If you file an FBAR after the October 15 extended deadline, you’ll have to provide a reason for filing late on Form 114.
Do you file the FBAR with your tax return?
You don’t file Form 114 with your federal income tax return. It is only filed with FinCEN through the BSA E-Filing System.
However, you still might have to report foreign financial accounts to the IRS on Form 8938 (more on that in a minute).
FBAR recordkeeping requirements
In addition to keeping a copy of your Form 114 (and Form 114a if applicable), you need to hold on to any related bank statements or other documents for at least five years after filing your FBAR. For each reported account, the records should contain the:
- name on the account
- account number
- foreign financial institution’s name and address
- type of account
- maximum account value during the reporting period
If an officer or employee has signature authority over an employer's foreign financial account and files an FBAR to report it, they don’t need to personally keep records for the accounts. Instead, it’s the employer’s responsibility to keep those records.
Penalties for not filing an FBAR
You could be hit with a fine or even jail time for violating the FBAR rules.
For example, a U.S. citizen or resident who fails to file an FBAR might have to pay a civil fine of up to $16,117 per violation (although this penalty can be avoided if it’s determined there was “reasonable cause” for your failure and a proper FBAR is ultimately submitted). For “willful violations,” the maximum civil fine jumps to the greater of $161,166 or 50% of the balance in your foreign account at the time of the violation. (Note: These civil penalty maximums are adjusted annually for inflation. The amounts shown are for penalties assessed on or after January 25, 2024.)
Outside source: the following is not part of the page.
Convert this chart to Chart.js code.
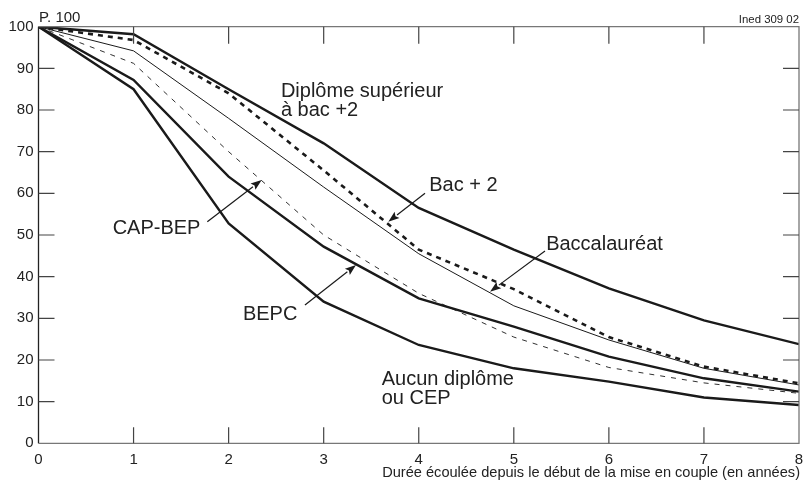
<!DOCTYPE html>
<html>
<head>
<meta charset="utf-8">
<script src="https://cdn.jsdelivr.net/npm/chart.js"></script>
<style>
  html, body { margin: 0; padding: 0; background: #fff; }
  #wrap { width: 804px; height: 481px; position: relative; }
</style>
</head>
<body>
<div id="wrap"><canvas id="chart"></canvas></div>
<script>
// years since start of the union
const years = [0, 1, 2, 3, 4, 5, 6, 7, 8];
// % still together, by diploma
const superieur = [100, 98.2, 85, 72, 56.5, 46.5, 37.2, 29.5, 23.8];
const bac2      = [100, 96.8, 84, 65.5, 46.5, 37, 25.5, 18.4, 14.4];
const bac       = [100, 94.2, 78, 61.5, 45.5, 33, 24.8, 18, 14];
const capBep    = [100, 91.2, 70, 50, 36, 25.5, 18.2, 14.5, 12];
const bepc      = [100, 87.2, 64, 47.2, 34.8, 28, 20.8, 15.6, 12.4];
const aucun     = [100, 85, 52.8, 34, 23.6, 18, 14.8, 11, 9.2];

const xTicks = [0, 1, 2, 3, 4, 5, 6, 7, 8];
const yTicks = [0, 10, 20, 30, 40, 50, 60, 70, 80, 90, 100];

const FONT = '"Liberation Sans", Arial, Helvetica, sans-serif';
const INK = '#1a1a1a';

// curve labels, in data units (x, y of baseline start)
const labels = [
  { text: ['Diplôme supérieur', 'à bac +2'], x: 2.55, y: 83.2 },
  { text: ['Bac + 2'], x: 4.11, y: 60.55 },
  { text: ['Baccalauréat'], x: 5.34, y: 46.4 },
  { text: ['CAP-BEP'], x: 0.78, y: 50.2 },
  { text: ['BEPC'], x: 2.15, y: 29.6 },
  { text: ['Aucun diplôme', 'ou CEP'], x: 3.61, y: 14.0 }
];
// arrows: tail -> tip, data units
const arrows = [
  [4.066, 60.0, 3.68, 53.2],
  [5.328, 46.15, 4.75, 36.4],
  [1.776, 53.2, 2.348, 63.2],
  [2.803, 33.2, 3.34, 42.8]
];

function pts(arr) { return years.map((x, i) => ({ x: x, y: arr[i] })); }

function ds(arr, width, dash) {
  return {
    data: pts(arr),
    borderColor: INK,
    borderWidth: width,
    borderDash: dash || [],
    pointRadius: 0,
    tension: 0,
    fill: false,
    borderJoinStyle: 'miter'
  };
}

const frame = {
  id: 'frame',
  afterDraw(chart) {
    const ctx = chart.ctx;
    const xs = chart.scales.x, ys = chart.scales.y;
    const a = chart.chartArea;
    ctx.save();

    // box
    ctx.lineWidth = 1.3;
    ctx.strokeStyle = '#777';
    ctx.beginPath();
    ctx.moveTo(a.left, a.top); ctx.lineTo(a.right, a.top);
    ctx.lineTo(a.right, a.bottom); ctx.lineTo(a.left, a.bottom);
    ctx.stroke();
    ctx.strokeStyle = '#222';
    ctx.beginPath();
    ctx.moveTo(a.left, a.top); ctx.lineTo(a.left, a.bottom);
    ctx.stroke();

    // inward ticks
    ctx.strokeStyle = '#444';
    ctx.lineWidth = 1.2;
    ctx.beginPath();
    xTicks.forEach(v => {
      if (v === 0 || v === 8) return;
      const px = xs.getPixelForValue(v);
      ctx.moveTo(px, a.top); ctx.lineTo(px, a.top + 17);
      ctx.moveTo(px, a.bottom); ctx.lineTo(px, a.bottom - 16);
    });
    yTicks.forEach(v => {
      if (v === 0 || v === 100) return;
      const py = ys.getPixelForValue(v);
      ctx.moveTo(a.left, py); ctx.lineTo(a.left + 16, py);
      ctx.moveTo(a.right, py); ctx.lineTo(a.right - 16, py);
    });
    ctx.stroke();

    // tick labels
    ctx.fillStyle = '#222';
    ctx.font = '15px ' + FONT;
    ctx.textAlign = 'right';
    ctx.textBaseline = 'middle';
    yTicks.forEach(v => ctx.fillText(String(v), a.left - 5, ys.getPixelForValue(v)));
    ctx.textAlign = 'center';
    ctx.textBaseline = 'alphabetic';
    xTicks.forEach(v => ctx.fillText(String(v), xs.getPixelForValue(v), 463.5));

    ctx.textAlign = 'left';
    ctx.fillText('P. 100', 39, 21.7);
    ctx.font = '14.6px ' + FONT;
    ctx.textAlign = 'right';
    ctx.fillText('Durée écoulée depuis le début de la mise en couple (en années)', 800, 476.5);
    ctx.font = '11.4px ' + FONT;
    ctx.fillText('Ined 309 02', 799, 22.5);

    // curve labels
    ctx.font = '20px ' + FONT;
    ctx.textAlign = 'left';
    labels.forEach(l => {
      const px = xs.getPixelForValue(l.x), py = ys.getPixelForValue(l.y);
      l.text.forEach((t, i) => ctx.fillText(t, px, py + i * 19));
    });

    // arrows
    ctx.strokeStyle = INK;
    ctx.fillStyle = INK;
    ctx.lineWidth = 1.2;
    arrows.forEach(r => {
      const x1 = xs.getPixelForValue(r[0]), y1 = ys.getPixelForValue(r[1]);
      const x2 = xs.getPixelForValue(r[2]), y2 = ys.getPixelForValue(r[3]);
      const ang = Math.atan2(y2 - y1, x2 - x1);
      const hl = 11, hw = 4;
      const bx = x2 - hl * Math.cos(ang), by = y2 - hl * Math.sin(ang);
      ctx.beginPath();
      ctx.moveTo(x1, y1); ctx.lineTo(bx, by);
      ctx.stroke();
      ctx.beginPath();
      ctx.moveTo(x2, y2);
      ctx.lineTo(bx + hw * Math.sin(ang), by - hw * Math.cos(ang));
      ctx.lineTo(bx + 2 * Math.cos(ang), by + 2 * Math.sin(ang));
      ctx.lineTo(bx - hw * Math.sin(ang), by + hw * Math.cos(ang));
      ctx.closePath();
      ctx.fill();
    });
    ctx.restore();
  }
};

new Chart(document.getElementById('chart'), {
  type: 'line',
  data: {
    datasets: [
      ds(superieur, 2.4),
      ds(bac2, 2.6, [5, 5]),
      ds(bac, 1),
      ds(capBep, 0.9, [5, 6]),
      ds(bepc, 2.4),
      ds(aucun, 2.4)
    ]
  },
  options: {
    responsive: true,
    maintainAspectRatio: false,
    animation: false,
    layout: { padding: { left: 38.5, right: 5, top: 26.7, bottom: 37.7 } },
    plugins: { legend: { display: false }, tooltip: { enabled: false } },
    scales: {
      x: { type: 'linear', min: 0, max: 8, display: false },
      y: { min: 0, max: 100, display: false }
    }
  },
  plugins: [frame]
});
</script>
</body>
</html>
Criminal penalties can also be imposed on top of any civil fines for willful violations. The standard criminal penalty for FBAR violations maxes out at a $250,000 fine and/or up to five years in prison. Those maximums are doubled to a $500,000 fine and/or up to 10 years in prison if the FBAR violation occurred either:
- while you were also violating another U.S. law
- as part of a pattern of illegal activity involving more than $100,000 in a 12-month period
Other penalties may apply.
IRS Form 8938 and Schedule B
FinCEN Form 114 might not be the only form you need to file to report foreign accounts. You may also have to file Form 8938, which is used to report specified foreign assets directly to the IRS.
The FBAR and Form 8938 have different reporting thresholds and requirements. Plus, unlike an FBAR, Form 8938 is filed with your federal personal income tax return (Form 1040). As a result, filing Form 8938 doesn’t relieve you of the requirement to file FinCEN Form 114 if you’re otherwise required to file an FBAR.
You may also have to answer some questions on Schedule B (Form 1040) if you have foreign financial accounts – even if you don’t have to file FinCEN Form 114 or Form 8938. For most people, Schedule B is only necessary if you receive more than $1,500 of taxable interest or dividends during the tax year. This form is also filed with your federal income tax return.